Five Chisels 2008 Lino cut

Five Chisels 2008 Lino cut

Concurrent with Made while the glue was drying: New work by Michael Pennie atLeeds, was a second exhibition Carving and Casting in Concert – Sculpture by Michael Pennie, to been seen and heard at Huddersfield Art Gallery. In his introduction Robert Hall, (formerly Principal Visual Arts Officer), wrote:

“Following over fifty years of sculpture making the recent changes in Michael Pennie’s practice – from carving wood based more or less on the human figure on a large scale and influenced by West African art – to casting small scale bronze sculptures with echoes of minimalism within a modernist aesthetic – would appear to represent a fundamental shift in his career. However, it is clear that his earlier work always maintained an abstract focus on primary structures and the recent work still relates to the scale and proportions of the figure. One fundamental aspect of Pennie’s work is the way in which it retains the evidence of its making – not just the visual evidence of technique but, as here, also in the sounds of construction in the studio and workshop. Pennie’s beloved Lobi sculpture from West Africa retains an essentially functional aspect and combines craft skills with the physical participation of the ‘user’ in a range of artefacts including musical instruments. He is keen to draw links between the physicality of music making and sculpture making, and this is indicative of his sympathy with the traditions of African sculpture rather than the European classical tradition and its Renaissance definition he was encouraged to embrace as a student in the 1950s and early 60s.”

Carving and Casting in Concert 2009 Huddersfield Art Gallery

Carving and Casting in Concert 2009 Huddersfield Art Gallery

 “In a long career of making and teaching Pennie has always been a reflective practitioner – one of the demands of teaching from which he retired in 2001– keen to address the specific issues and concerns of his activity, and of his growth as an artist. Key issues have been the balance of abstraction and figuration and their formal equivalents, scale and the processes of making. Increasingly he has become interested in how the works are displayed singly and in groups, and how this impacts on meaning and reception, developing the notion of conglomeration from his exposure to the visual power of works grouped together in shrines in Ghana and Burkina Faso. Recent collaborations with musicians and composers Cameron Jenkins and Nick Franglen have explored the relationship of image and sound resulting in three ‘sound parts’ to accompany Pennie’s wood and bronze sculpture, displayed here. One important aspect of Pennie’s work has been the concept of distillation, the reducing of the raw material to reveal the essence of the work, and its association with alchemy and the transmutation of materials.”
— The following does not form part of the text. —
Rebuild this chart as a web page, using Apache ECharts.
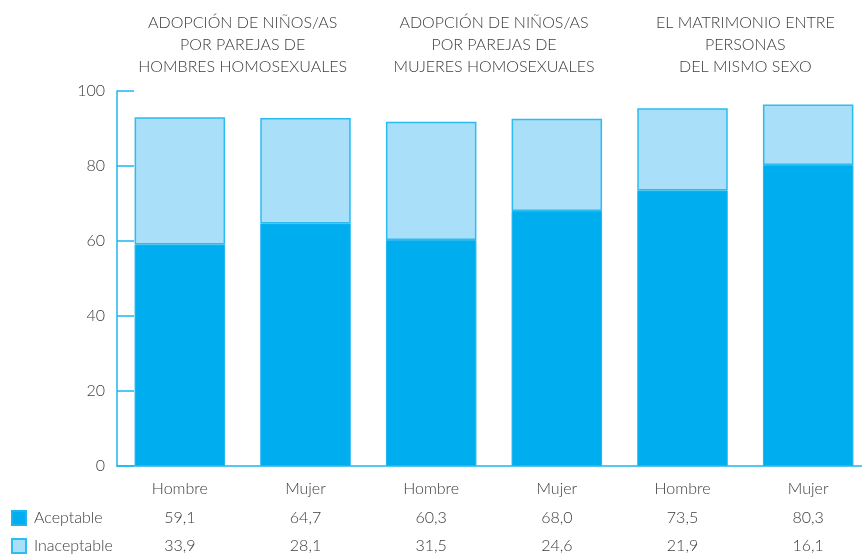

“My sculptures are distillations…”

Robert Hall continues. “This process involves an initial mental image at the beginning of a multitude of visual decisions, including aspects of surface and colour, often obliterating the given surface by painting and staining it to regain a sense of the whole. The process involves a continuing dialogue between the carver and the material. This way of working is also reflected in his cast bronze pieces and the speed of their conception, initially modelled in wax as three dimensional notes or sketches, and in some cases coloured with oil paint.”

The one hundred bronzes were made almost without hesitation, concerned less with the individual and more with the populace.